## BEGIN DATA FOR THE TASK
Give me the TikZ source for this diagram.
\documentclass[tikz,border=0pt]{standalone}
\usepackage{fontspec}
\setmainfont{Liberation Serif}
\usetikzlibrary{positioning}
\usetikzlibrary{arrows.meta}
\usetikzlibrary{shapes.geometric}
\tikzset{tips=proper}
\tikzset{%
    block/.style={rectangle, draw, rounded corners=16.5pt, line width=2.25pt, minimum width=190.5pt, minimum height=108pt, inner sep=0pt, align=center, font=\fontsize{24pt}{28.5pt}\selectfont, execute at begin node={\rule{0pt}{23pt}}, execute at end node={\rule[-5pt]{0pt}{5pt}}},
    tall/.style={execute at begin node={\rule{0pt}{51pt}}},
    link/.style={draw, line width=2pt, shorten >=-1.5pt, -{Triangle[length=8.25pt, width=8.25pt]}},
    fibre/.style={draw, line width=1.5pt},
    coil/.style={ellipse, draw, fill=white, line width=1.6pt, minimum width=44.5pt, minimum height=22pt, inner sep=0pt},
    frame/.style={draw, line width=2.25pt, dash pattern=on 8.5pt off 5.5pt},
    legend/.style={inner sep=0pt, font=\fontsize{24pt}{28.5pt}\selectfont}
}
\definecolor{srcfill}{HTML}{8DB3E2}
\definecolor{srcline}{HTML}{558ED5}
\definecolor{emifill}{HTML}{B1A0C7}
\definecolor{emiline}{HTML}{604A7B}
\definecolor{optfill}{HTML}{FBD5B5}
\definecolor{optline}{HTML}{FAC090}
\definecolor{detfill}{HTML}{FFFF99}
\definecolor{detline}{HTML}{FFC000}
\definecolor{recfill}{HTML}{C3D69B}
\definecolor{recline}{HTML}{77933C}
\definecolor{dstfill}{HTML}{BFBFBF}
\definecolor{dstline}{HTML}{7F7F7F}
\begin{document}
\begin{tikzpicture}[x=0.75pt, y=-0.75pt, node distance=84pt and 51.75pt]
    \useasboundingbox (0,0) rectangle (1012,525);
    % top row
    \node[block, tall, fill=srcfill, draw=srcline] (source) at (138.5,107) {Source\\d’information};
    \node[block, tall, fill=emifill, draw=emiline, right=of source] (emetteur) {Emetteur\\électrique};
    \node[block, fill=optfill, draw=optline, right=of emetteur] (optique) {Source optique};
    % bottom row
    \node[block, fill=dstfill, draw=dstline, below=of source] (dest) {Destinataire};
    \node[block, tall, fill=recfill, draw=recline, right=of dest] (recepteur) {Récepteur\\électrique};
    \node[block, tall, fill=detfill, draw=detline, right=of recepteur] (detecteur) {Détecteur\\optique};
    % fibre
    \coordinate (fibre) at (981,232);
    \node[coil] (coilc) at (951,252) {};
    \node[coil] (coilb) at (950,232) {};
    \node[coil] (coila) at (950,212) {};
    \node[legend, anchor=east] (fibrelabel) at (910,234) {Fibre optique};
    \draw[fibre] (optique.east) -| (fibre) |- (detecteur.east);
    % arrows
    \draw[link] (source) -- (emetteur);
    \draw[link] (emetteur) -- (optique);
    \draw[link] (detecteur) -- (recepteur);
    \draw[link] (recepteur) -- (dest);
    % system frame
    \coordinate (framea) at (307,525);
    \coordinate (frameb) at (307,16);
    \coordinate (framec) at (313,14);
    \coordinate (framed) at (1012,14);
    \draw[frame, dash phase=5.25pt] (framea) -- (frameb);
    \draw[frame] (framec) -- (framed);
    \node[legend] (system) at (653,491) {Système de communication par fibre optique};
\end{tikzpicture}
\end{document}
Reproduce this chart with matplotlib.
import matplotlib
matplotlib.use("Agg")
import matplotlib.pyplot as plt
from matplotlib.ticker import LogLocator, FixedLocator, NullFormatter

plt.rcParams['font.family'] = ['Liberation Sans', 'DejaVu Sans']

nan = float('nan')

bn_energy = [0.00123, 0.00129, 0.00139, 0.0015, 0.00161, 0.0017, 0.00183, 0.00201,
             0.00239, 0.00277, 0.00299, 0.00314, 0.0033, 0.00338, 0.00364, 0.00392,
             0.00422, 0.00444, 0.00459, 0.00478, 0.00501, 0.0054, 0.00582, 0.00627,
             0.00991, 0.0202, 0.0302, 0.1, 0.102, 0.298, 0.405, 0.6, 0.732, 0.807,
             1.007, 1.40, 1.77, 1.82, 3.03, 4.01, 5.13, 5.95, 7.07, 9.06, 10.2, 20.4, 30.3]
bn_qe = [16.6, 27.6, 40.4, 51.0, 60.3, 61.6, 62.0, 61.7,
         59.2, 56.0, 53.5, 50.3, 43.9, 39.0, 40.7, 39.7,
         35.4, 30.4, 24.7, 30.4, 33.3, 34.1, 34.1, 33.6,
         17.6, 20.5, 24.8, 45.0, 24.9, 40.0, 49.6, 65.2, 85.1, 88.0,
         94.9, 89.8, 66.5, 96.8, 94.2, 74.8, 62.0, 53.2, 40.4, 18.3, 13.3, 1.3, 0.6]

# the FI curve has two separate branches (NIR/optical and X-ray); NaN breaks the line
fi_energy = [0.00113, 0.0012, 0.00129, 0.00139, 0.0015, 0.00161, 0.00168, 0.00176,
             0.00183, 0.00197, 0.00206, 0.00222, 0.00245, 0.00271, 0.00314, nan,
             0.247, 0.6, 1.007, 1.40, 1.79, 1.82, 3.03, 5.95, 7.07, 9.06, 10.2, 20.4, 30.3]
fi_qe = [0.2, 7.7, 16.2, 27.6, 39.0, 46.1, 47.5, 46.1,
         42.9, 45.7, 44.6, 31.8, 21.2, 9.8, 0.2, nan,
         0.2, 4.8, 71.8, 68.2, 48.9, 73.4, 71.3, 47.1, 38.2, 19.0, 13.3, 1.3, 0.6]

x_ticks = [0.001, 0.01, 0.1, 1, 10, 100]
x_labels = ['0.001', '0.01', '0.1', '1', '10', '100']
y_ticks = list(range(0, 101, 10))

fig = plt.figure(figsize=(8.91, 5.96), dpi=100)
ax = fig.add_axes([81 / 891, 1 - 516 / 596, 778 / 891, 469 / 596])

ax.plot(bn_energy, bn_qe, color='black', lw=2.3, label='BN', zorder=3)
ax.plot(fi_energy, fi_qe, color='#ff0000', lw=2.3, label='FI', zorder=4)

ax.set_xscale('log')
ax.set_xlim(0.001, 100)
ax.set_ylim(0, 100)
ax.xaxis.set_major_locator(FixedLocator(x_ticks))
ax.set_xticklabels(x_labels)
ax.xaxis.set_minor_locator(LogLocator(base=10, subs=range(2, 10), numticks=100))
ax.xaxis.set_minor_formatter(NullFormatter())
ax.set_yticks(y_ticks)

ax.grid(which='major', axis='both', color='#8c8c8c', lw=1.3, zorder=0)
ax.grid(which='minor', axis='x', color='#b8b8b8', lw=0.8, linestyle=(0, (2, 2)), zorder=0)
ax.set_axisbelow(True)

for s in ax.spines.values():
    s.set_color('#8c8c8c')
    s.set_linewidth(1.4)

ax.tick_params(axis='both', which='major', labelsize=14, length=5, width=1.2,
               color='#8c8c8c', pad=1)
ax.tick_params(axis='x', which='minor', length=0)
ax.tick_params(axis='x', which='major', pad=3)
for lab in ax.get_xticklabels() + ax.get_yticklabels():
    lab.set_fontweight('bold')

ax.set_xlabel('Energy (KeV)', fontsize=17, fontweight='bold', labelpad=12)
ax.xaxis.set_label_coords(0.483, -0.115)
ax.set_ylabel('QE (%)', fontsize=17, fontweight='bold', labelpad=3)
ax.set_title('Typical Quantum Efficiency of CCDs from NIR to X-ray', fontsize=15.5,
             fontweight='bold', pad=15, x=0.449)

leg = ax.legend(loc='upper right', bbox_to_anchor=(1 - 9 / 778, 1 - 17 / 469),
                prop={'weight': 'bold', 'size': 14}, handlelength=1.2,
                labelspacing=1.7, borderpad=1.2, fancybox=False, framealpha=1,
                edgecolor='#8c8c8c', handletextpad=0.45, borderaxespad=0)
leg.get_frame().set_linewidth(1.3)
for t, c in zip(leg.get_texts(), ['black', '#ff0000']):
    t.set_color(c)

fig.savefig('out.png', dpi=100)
## END DATA FOR THE TASK
## BEGIN DATA FOR THE TASK
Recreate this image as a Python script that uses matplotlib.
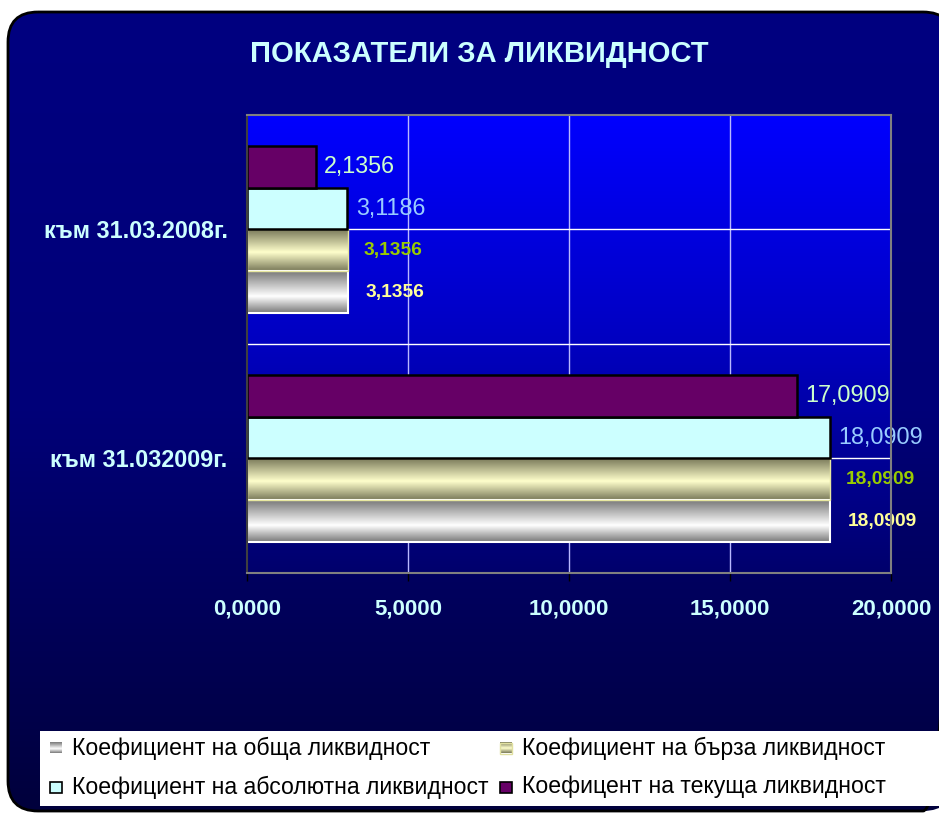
## END DATA FOR THE TASK
## BEGIN DATA FOR THE TASK
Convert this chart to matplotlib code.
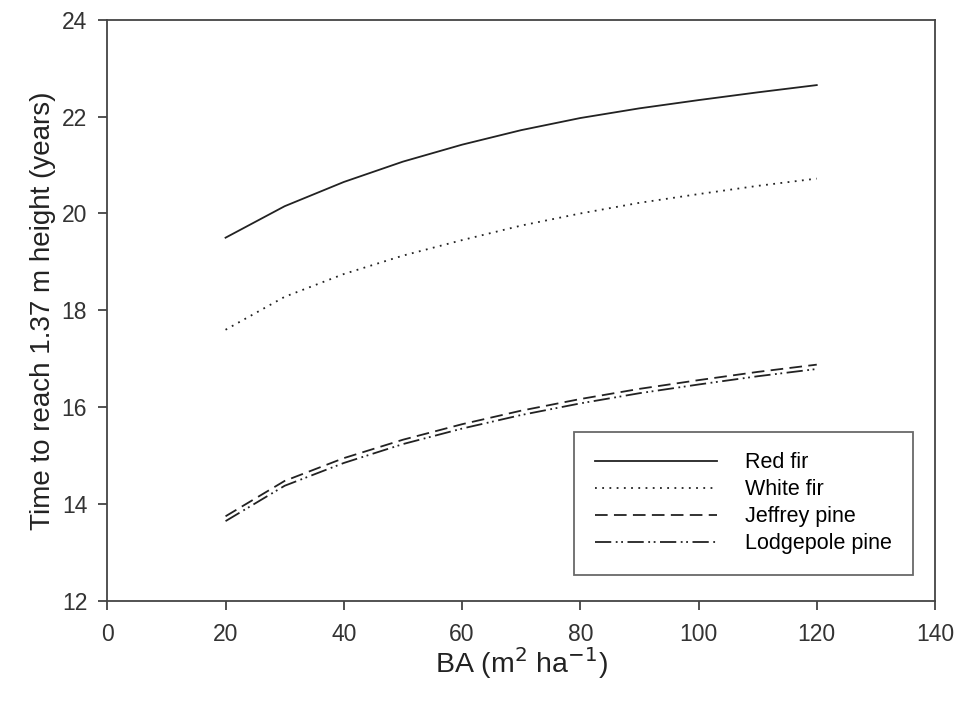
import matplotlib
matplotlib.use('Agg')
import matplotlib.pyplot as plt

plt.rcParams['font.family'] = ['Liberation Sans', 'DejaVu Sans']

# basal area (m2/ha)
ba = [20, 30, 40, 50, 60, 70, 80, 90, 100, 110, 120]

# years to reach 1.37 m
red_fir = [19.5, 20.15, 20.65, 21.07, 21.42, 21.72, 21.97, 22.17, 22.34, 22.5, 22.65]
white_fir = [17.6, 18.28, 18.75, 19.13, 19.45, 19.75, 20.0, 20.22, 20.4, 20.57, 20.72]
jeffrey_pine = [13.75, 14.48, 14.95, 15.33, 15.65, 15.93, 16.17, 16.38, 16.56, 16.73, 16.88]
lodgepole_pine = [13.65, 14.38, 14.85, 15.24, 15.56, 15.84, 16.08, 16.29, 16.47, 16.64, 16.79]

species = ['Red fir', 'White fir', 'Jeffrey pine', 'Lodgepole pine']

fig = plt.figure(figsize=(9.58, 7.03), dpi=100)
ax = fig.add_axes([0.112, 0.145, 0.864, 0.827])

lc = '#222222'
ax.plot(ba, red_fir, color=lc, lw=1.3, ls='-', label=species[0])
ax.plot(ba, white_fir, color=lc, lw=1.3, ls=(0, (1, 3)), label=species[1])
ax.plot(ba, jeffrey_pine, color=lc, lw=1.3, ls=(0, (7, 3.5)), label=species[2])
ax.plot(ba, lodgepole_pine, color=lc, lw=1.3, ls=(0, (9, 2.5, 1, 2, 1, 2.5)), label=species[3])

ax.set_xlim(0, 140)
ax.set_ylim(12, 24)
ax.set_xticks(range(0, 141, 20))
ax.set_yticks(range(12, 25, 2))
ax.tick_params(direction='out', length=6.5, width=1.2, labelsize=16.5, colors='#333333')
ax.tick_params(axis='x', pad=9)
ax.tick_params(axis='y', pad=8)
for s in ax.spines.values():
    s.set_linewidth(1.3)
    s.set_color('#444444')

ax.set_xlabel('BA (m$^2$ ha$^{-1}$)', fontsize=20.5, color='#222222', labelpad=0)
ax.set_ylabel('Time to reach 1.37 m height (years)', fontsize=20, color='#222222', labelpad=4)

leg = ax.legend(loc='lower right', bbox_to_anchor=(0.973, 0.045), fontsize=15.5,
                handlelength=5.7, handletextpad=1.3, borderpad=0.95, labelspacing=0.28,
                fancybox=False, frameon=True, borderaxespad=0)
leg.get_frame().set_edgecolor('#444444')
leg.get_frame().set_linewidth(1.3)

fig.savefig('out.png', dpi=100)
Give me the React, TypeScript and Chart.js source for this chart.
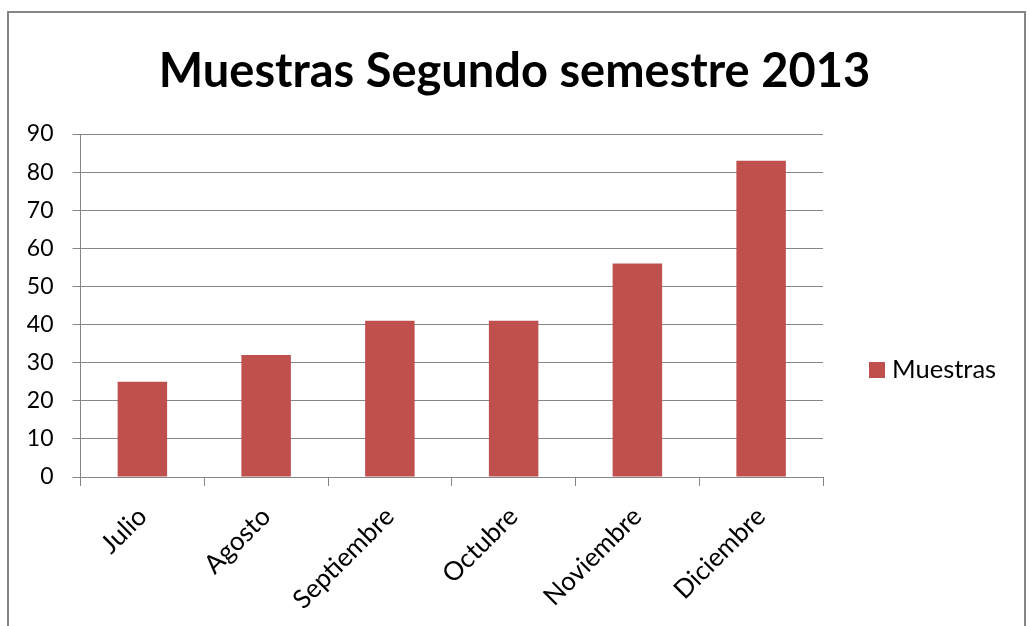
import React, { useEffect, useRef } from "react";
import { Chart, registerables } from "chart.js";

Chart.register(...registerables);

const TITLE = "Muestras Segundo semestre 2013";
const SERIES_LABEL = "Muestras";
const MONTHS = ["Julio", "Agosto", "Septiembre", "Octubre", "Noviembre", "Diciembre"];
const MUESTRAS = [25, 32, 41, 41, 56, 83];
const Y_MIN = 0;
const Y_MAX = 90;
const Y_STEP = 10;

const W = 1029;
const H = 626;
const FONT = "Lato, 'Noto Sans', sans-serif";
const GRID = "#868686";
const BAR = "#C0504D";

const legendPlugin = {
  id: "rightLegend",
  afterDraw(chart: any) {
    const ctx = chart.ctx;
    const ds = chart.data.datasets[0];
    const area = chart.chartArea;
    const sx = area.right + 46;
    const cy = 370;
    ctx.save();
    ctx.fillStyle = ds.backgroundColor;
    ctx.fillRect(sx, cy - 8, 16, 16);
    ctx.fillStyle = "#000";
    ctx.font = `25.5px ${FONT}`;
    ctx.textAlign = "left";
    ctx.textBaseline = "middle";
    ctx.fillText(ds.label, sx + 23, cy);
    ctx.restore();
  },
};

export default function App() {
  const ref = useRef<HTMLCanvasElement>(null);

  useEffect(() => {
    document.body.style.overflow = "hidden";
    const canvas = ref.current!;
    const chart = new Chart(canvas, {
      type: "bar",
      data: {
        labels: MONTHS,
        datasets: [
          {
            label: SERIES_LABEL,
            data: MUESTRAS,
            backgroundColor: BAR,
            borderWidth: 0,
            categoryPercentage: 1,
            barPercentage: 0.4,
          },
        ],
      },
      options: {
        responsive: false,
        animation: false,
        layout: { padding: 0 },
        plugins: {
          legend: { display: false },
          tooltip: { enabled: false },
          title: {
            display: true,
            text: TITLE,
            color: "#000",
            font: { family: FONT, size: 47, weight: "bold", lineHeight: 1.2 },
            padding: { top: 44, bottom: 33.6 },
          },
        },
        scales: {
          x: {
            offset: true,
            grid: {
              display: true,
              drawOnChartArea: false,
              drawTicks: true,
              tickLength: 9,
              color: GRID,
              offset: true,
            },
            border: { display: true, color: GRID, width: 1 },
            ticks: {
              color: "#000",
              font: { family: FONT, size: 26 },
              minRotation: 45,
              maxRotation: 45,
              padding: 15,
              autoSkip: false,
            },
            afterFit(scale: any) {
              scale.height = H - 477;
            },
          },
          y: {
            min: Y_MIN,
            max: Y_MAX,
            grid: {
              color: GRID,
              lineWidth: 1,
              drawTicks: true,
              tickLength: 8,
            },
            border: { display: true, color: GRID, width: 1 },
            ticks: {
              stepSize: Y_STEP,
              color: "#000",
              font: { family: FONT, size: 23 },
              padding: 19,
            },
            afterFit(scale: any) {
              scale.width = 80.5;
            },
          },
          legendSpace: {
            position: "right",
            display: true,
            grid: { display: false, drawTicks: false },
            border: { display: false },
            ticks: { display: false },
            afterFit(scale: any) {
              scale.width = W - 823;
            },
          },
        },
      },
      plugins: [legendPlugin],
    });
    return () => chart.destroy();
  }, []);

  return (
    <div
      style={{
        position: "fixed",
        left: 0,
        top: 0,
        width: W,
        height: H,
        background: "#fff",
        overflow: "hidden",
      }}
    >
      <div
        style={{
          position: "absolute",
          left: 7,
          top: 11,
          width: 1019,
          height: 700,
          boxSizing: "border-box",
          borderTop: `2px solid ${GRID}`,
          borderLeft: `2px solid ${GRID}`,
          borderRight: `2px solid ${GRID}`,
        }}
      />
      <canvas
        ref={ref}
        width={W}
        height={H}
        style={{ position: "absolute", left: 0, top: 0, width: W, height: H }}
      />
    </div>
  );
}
## END DATA FOR THE TASK
REQUIREMENT:
List each line of the records that holds the string "matplotlib".

OUTPUT OF THE TASK:
Reproduce this chart with matplotlib.
import matplotlib
matplotlib.use("Agg")
import matplotlib.pyplot as plt
from matplotlib.ticker import LogLocator, FixedLocator, NullFormatter
Recreate this image as a Python script that uses matplotlib.
Convert this chart to matplotlib code.
import matplotlib
matplotlib.use('Agg')
import matplotlib.pyplot as plt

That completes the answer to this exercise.